There will be a time in the not too distant future that Tar Creek will be safe enough to swim, and may have fish we can catch and eat, but we are going to have to wait and we are going to have to speak up and want it.

It was beginning to feel like summer with the heat and the extreme heat advisories extended for the rest of the week. I grew up in Big Spring, Texas and we knew it was hot when we really could cook an egg on the sidewalk, though I only wasted one egg finding it to be true. The heat there is different, dry and unrelenting and the weather report always mentioned the humidity being pretty much close to zero.

Water then, just as now, was what we sought for relief. Big Spring actually has a big spring and it pretty much was the reason the town was built halfway between El Paso and Dallas. Six hours either way, that is how you measure distance in Texas, by the hours and on a good day by the number of tumbleweeds crossing the road as one of the only distractions, indicating wind, which can cool you down with low humidity, but not as much as water would. So as a kid, going to the city swimming pool, or taking a little ride to Lake Thomas were treats, but the usual daily dose was the water sprinkler in the yard keeping a little bit of green grass growing in the front yard no matter how many times you ran through it.

All this to say, water is still the best solution to oppressive heat. And children will find water and get in it, as evidenced by the children who have been seen down along and in Tar Creek. Why wouldn’t they get in it? It is there, running right through neighborhoods and at the edge of parks just as the early city founders must have imagined would be delightful for the future of the City of Miami.

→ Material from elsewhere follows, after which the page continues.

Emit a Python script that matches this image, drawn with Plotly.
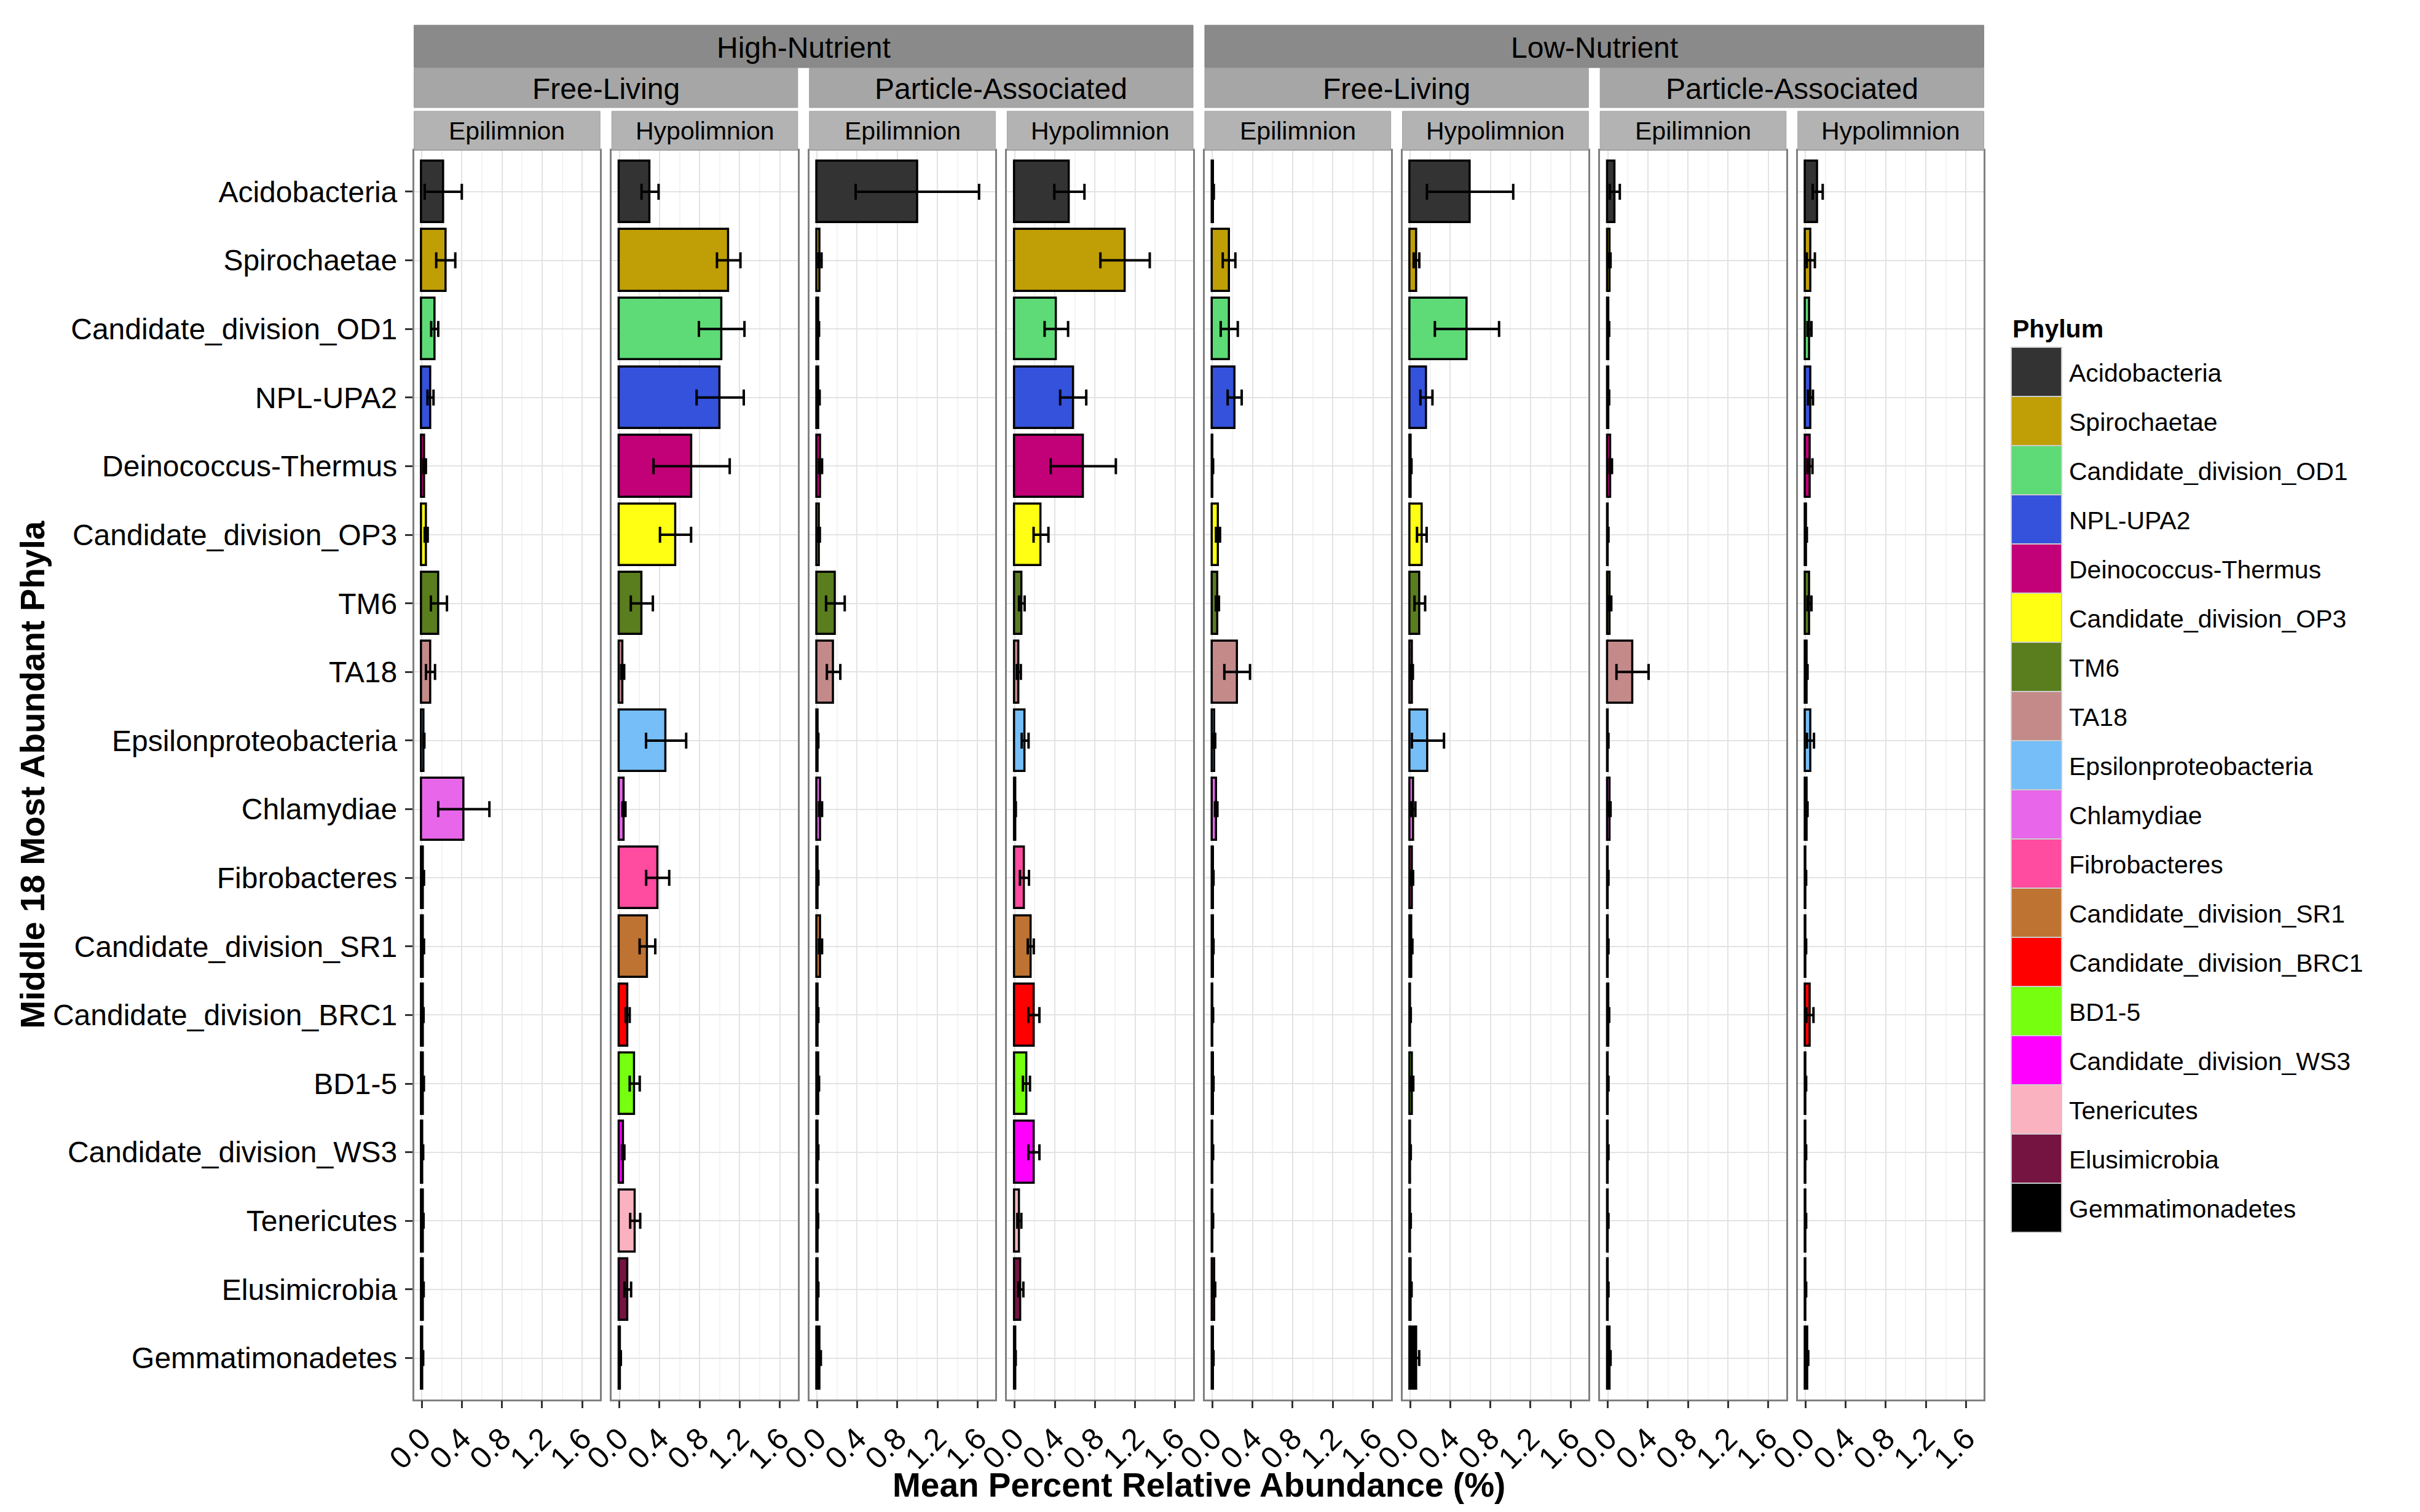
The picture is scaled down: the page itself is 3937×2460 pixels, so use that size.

Why wouldn’t children be in it? There are no warning signs. In fact there are no signs in town indicating it even has a name, certainly not a name claimed at present. But it was a factor in the layout to have a river town with a creek running through it.

For now, children shouldn’t play in Tar Creek, though perhaps their parents may have been able to swim in it, for sure their grandparents probably had many adventures in and along that creek, especially in the summer because water is a for sure cure for summer time heat. For now we need to let children know they will have to wait a while longer.

There will be a time in the not too distant future that Tar Creek will be safe enough to swim, and may have fish we can catch and eat, but we are going to have to wait and we are going to have to speak up and want it. Tar Creek’s fate should not be political, but it has been or it would have been cleaned up long ago. We are going to have to push and demand the whole Tar Creek Superfund be done and done in a way that is truly protective for the environment and for human health. Right now there is work being done, it is happening and you can find out more at the 19th National Environmental Conference at Tar Creek on September 26 & 27 at NEO, on the banks of Tar Creek.

Back to those children, their environment, is usually their own yard, and Ottawa County parents can call DEQ to have it tested, but what I learned this week is if you have visible chat, if you have young children, they may be able to work faster to help make your yard safer for your children.

All properties should be checked in Ottawa County while there is still a Superfund to pay for it. The most efficient way to protect children is to make sure the environment is clean. Let’s not wait until another child is poisoned. Norway doesn’t require proof that a child has been lead-poisoned in order for the government to act. They implemented a clean soil program and having a lead-contaminated environment triggers action. Norway’s soil guideline for children’s play areas was 100 parts per million ppm in 2011, then was lowered to 60 ppm. The U.S. standard set by the EPA for children’s play areas is 400 ppm, but Ottawa County is using 500 ppm for action.

Bruce Lanphear asked, “if we know that lead is toxic, that there is no safe level, that it’s associated with the development of ADHD, diminished intellectual ability, diminished academic abilities, hypertension, chronic kidney disease in adults, and it’s cost beneficial, why aren’t we doing more?”

It costs money to do environmental cleanups and there is never enough money, but that is a decision that can be changed and we could be the force asking for the right to clean soil just like Norway did to go along with that clean water we want, just like Norway has. Co-author of Lead Wars, David Rosner described lead poisoning as the longest running childhood epidemic in American history and an issue that could have been addressed a century ago. The public ignored this issue, and our government has not done enough. But our kids want to get cool in the summers and we need to make sure the water they play in is safe.